- [Request]:
Write out again, unaltered, the lines from the start through the line containing "from matplotlib.ticker import MultipleLocator".

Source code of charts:
□ □ □

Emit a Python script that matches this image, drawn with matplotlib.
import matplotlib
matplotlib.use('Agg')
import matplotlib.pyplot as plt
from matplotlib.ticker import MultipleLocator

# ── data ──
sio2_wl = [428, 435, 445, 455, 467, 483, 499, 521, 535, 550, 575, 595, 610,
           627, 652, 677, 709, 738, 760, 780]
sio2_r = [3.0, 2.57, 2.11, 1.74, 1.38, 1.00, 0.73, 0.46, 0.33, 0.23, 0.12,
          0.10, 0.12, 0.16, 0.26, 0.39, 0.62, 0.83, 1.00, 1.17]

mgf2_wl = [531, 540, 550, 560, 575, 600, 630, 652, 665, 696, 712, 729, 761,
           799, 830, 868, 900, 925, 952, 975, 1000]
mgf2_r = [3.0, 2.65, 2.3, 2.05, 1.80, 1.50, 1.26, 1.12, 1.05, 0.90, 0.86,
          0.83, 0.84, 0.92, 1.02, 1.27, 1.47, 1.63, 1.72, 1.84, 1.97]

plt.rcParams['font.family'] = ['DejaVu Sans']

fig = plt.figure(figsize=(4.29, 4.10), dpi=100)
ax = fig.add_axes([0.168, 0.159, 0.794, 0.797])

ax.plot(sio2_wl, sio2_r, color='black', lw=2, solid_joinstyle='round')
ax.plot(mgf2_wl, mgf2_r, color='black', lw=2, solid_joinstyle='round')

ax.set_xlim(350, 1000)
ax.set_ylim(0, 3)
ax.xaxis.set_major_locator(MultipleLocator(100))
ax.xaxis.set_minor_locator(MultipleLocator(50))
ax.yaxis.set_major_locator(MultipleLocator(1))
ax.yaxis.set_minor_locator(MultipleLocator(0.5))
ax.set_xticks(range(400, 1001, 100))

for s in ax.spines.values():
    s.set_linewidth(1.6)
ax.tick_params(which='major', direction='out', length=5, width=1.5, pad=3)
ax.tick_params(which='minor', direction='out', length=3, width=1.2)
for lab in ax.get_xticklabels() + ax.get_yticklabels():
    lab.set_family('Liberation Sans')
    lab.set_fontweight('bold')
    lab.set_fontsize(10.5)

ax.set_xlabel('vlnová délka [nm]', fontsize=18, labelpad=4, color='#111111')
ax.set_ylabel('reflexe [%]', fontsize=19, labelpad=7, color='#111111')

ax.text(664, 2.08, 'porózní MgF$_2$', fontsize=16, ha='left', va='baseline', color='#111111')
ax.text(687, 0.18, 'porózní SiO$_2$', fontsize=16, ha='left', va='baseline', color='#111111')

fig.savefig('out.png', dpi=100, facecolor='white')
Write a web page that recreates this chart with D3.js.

□ □ □

- [Written answer]:
Emit a Python script that matches this image, drawn with matplotlib.
import matplotlib
matplotlib.use('Agg')
import matplotlib.pyplot as plt
from matplotlib.ticker import MultipleLocator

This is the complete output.